For those of you having the time and/or are so inclined, we can walk over to Roy’s afterwards for a bit of breakfast (no pastries there, sorry!). Roy’s Big Burger is a local favorite and appears to have been around forever. They fix your order from scratch while you watch and wait outside.
The park is easily reached by way of I-95, Exit 80. Take a right onto Hermitage Road, cross the overpass, and the park is on your left. You can also take Boulevard (Rt. 161) which turns into Hermitage Road and subsequently into Lakeside Avenue.
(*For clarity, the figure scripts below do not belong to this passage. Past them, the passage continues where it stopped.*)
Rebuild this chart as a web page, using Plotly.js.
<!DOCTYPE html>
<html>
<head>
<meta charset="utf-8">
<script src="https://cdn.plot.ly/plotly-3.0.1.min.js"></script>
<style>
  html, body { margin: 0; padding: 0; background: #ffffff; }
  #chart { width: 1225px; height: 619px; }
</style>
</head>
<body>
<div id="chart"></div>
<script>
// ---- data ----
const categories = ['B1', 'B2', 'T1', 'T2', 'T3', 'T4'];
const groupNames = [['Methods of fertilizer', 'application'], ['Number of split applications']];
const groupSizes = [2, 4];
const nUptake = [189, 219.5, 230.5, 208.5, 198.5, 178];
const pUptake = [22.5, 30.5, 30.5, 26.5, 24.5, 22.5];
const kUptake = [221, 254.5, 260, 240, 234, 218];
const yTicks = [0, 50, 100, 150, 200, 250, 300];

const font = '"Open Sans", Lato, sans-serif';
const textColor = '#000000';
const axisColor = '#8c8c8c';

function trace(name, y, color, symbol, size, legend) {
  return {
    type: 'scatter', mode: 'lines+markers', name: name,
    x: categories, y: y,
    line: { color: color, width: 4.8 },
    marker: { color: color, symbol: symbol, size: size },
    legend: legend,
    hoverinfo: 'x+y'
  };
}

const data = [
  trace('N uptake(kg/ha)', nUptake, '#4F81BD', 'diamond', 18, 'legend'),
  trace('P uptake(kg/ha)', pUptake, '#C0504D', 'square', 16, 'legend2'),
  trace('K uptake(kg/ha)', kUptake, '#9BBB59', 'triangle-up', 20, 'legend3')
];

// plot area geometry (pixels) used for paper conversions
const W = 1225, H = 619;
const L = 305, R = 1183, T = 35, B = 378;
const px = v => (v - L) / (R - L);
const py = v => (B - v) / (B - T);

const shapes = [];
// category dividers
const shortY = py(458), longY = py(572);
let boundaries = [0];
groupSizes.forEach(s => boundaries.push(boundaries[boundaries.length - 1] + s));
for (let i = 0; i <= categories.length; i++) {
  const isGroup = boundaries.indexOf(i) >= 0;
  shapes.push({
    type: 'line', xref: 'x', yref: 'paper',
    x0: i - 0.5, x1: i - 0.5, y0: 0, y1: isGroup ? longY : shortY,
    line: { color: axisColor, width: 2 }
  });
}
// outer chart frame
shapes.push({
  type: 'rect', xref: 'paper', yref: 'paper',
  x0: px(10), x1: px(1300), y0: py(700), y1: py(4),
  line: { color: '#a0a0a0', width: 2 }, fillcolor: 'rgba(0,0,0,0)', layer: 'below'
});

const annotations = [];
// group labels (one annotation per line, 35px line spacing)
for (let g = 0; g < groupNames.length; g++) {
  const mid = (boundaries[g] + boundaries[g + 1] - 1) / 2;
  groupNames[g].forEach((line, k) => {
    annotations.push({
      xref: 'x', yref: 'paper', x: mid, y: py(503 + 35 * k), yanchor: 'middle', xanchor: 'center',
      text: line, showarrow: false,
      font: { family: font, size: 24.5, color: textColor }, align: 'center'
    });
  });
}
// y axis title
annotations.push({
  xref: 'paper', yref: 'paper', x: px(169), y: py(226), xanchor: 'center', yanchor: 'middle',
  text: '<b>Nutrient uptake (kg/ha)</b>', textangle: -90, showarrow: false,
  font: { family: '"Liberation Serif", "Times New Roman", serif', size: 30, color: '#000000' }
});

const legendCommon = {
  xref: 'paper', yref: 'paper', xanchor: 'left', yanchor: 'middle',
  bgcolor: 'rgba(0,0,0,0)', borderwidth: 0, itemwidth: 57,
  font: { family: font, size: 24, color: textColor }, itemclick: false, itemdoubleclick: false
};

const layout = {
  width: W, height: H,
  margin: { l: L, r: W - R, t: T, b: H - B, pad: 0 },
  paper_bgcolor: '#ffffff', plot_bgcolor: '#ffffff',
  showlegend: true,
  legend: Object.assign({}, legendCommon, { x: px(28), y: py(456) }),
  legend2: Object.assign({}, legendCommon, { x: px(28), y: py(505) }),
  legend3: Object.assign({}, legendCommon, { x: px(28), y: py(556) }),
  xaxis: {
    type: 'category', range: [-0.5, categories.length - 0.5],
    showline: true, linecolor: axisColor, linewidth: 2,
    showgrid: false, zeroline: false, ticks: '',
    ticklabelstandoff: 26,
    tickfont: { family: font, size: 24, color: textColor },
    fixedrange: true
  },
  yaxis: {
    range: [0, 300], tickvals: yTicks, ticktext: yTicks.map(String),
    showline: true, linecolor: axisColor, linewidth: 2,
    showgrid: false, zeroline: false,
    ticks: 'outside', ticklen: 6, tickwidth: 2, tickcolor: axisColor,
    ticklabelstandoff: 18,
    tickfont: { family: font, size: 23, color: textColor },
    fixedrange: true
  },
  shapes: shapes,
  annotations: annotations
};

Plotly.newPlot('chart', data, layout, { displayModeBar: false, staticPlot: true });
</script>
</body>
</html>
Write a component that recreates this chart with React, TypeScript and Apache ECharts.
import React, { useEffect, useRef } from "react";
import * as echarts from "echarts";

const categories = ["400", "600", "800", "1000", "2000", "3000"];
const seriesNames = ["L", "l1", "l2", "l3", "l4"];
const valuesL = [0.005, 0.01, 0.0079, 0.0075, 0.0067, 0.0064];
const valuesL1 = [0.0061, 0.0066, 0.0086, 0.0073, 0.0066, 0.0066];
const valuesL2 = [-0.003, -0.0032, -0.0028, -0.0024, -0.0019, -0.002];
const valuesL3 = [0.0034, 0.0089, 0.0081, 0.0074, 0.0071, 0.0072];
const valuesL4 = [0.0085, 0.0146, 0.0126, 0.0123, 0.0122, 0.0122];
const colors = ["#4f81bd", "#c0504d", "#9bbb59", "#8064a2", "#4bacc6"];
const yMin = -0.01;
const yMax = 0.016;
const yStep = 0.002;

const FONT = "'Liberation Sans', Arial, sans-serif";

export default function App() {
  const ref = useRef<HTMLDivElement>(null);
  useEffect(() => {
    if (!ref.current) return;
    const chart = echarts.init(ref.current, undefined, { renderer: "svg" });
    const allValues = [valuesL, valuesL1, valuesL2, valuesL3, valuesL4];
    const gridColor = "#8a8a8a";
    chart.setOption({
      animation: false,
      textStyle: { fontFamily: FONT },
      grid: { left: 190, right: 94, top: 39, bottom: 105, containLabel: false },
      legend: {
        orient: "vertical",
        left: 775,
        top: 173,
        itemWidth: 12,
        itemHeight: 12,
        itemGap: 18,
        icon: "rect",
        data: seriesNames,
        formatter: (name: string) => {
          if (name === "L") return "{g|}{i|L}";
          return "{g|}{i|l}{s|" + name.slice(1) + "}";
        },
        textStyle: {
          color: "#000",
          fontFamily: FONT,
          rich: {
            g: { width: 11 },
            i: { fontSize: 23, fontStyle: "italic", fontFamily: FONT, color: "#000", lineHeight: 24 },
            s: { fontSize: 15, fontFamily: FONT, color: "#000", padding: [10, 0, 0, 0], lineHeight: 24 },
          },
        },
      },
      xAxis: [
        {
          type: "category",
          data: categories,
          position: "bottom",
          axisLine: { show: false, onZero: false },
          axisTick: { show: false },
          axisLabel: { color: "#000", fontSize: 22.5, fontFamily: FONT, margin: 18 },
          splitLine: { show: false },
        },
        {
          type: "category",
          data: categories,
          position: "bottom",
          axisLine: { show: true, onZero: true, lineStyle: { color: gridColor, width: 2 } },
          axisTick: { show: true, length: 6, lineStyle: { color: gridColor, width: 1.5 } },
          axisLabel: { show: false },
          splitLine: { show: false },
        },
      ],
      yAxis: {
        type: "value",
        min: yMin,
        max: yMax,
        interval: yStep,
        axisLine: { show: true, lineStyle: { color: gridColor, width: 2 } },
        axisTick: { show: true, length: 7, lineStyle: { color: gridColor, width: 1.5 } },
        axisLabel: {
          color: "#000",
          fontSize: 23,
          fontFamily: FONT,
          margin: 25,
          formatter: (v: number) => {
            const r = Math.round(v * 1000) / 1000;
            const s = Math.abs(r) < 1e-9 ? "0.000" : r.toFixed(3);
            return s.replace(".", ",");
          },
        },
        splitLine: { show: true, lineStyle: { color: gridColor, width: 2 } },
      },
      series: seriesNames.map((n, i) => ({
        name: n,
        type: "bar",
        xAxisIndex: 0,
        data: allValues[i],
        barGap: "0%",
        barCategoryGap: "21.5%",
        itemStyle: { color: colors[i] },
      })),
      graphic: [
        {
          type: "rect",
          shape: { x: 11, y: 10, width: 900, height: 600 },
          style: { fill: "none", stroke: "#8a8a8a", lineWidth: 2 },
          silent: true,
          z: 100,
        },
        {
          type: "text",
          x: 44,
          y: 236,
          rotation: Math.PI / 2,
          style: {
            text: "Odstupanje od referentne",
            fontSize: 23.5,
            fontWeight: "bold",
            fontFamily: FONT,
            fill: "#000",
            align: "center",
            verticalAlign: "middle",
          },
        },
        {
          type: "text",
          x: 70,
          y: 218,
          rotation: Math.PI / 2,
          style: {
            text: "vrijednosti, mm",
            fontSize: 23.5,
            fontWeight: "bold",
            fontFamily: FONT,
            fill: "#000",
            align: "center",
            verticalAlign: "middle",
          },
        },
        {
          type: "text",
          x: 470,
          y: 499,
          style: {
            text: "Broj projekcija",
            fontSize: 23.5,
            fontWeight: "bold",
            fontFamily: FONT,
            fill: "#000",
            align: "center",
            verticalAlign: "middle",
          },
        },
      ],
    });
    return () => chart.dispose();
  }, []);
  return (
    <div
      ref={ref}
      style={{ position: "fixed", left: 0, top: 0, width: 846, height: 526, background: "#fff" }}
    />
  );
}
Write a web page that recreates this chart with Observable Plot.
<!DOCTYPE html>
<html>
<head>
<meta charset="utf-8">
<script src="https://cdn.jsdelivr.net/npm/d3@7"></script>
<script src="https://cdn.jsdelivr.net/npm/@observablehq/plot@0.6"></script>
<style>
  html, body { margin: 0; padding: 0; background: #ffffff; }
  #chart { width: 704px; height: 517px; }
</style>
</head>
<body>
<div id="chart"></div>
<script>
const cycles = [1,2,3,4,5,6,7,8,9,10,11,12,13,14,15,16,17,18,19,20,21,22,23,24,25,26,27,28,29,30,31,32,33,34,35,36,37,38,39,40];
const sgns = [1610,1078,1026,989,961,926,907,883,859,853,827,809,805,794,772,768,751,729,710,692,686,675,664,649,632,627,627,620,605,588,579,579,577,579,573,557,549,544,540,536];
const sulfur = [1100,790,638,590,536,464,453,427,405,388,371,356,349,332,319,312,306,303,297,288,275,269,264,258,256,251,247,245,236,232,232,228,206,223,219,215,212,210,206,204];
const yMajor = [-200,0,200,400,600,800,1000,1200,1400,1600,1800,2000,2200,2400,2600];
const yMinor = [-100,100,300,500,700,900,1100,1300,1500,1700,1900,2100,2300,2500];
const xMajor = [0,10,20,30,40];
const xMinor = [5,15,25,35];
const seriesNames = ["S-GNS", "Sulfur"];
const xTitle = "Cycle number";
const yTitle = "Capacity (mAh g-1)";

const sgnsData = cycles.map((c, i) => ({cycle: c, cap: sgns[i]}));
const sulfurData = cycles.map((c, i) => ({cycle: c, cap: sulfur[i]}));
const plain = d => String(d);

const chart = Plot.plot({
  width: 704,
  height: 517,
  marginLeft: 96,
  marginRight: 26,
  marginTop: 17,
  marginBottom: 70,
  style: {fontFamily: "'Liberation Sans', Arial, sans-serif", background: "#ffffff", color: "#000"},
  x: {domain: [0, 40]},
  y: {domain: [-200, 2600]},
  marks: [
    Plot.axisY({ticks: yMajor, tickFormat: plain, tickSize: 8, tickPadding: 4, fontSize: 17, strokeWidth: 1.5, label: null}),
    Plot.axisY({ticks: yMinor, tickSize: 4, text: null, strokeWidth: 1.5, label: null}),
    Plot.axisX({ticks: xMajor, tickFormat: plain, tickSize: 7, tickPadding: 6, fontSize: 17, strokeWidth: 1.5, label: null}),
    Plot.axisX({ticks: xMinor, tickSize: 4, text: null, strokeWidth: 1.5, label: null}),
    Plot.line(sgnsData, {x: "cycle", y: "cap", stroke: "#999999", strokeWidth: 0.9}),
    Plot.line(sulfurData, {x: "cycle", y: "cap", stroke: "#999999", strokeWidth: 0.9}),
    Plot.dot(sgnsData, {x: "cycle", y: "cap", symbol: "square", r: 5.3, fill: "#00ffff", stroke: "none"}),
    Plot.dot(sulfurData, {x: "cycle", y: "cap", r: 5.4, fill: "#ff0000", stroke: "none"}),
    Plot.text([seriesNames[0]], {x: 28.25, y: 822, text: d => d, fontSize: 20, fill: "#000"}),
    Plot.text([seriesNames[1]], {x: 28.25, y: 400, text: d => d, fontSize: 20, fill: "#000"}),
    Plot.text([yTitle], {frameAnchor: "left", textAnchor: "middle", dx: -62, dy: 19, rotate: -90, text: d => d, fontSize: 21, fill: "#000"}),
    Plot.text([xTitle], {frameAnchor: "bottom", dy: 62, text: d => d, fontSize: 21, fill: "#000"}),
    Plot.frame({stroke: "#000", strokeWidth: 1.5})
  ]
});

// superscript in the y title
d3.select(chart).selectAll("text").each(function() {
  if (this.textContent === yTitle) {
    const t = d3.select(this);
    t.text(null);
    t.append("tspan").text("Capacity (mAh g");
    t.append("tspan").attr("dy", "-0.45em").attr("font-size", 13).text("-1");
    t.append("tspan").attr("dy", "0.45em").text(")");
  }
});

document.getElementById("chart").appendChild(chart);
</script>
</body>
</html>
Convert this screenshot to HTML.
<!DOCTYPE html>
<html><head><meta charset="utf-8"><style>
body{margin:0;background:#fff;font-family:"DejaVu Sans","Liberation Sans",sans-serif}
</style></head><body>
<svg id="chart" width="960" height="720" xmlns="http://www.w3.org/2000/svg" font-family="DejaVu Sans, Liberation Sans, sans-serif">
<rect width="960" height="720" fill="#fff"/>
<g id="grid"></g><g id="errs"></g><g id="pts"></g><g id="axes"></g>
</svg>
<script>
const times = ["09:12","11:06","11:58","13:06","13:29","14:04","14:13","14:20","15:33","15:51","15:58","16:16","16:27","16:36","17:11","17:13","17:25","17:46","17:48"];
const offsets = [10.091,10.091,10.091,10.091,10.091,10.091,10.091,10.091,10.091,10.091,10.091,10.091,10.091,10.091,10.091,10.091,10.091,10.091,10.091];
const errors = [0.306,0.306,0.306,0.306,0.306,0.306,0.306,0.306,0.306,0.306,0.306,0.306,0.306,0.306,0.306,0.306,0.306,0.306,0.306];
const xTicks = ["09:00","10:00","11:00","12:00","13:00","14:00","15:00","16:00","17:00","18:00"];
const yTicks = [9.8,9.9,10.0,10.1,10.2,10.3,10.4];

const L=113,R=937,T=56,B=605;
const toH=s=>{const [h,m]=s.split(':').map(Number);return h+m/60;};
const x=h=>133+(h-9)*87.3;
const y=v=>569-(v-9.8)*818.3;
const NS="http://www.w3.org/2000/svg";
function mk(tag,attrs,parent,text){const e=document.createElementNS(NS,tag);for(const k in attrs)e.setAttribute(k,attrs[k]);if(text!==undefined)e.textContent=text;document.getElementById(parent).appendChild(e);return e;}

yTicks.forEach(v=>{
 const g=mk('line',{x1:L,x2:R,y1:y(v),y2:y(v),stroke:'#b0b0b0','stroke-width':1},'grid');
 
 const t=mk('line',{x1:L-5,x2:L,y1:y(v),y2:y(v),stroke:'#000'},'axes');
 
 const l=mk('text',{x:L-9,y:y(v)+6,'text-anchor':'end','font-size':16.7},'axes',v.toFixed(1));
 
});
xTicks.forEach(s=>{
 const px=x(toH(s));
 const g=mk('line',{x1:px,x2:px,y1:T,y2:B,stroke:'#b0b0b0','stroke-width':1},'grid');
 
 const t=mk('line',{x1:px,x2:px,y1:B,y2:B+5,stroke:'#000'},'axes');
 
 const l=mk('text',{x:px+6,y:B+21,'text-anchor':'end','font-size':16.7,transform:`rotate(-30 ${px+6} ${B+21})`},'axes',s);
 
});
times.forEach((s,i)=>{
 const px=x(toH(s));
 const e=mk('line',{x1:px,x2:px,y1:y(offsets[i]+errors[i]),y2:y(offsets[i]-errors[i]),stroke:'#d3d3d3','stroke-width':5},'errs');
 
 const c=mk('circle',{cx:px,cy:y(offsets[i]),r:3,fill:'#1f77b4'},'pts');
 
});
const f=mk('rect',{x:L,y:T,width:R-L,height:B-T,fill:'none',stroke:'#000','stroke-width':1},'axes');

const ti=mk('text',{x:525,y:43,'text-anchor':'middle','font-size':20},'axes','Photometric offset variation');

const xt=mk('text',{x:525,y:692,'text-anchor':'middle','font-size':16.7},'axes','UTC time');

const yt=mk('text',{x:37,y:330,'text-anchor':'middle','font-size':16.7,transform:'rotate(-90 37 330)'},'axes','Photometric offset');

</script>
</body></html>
In keeping with the spirit of the historical aspect of the James River Hiking Group, here are some facts about the historical significance of the Joseph Bryan Park:
“Before becoming a park, this property was part of the Young family’s Westbrook estate in the 1700s and later Rosewood, home of the Mordecai family. It was a gathering place for participants in Gabriel’s Rebellion in 1800. During the Civil War, Confederate troops camped here. Belle Stewart Bryan purchased this site in 1909 and donated it to the city of Richmond in memory of her husband, Richmond Times publisher Joseph Bryan. The park was designed in the English Naturalistic landscape tradition. It became an auto camp in the 1920s. Federal relief programs in the 1930s resulted in further improvements. In 1952, the city’s Parks Superintendent of Grounds and Structures Robert Harvey developed the 17-acre azalea garden, which became a popular tourist attraction.”
Joseph Bryan Park was placed on the National Register of Historic Places in 2002.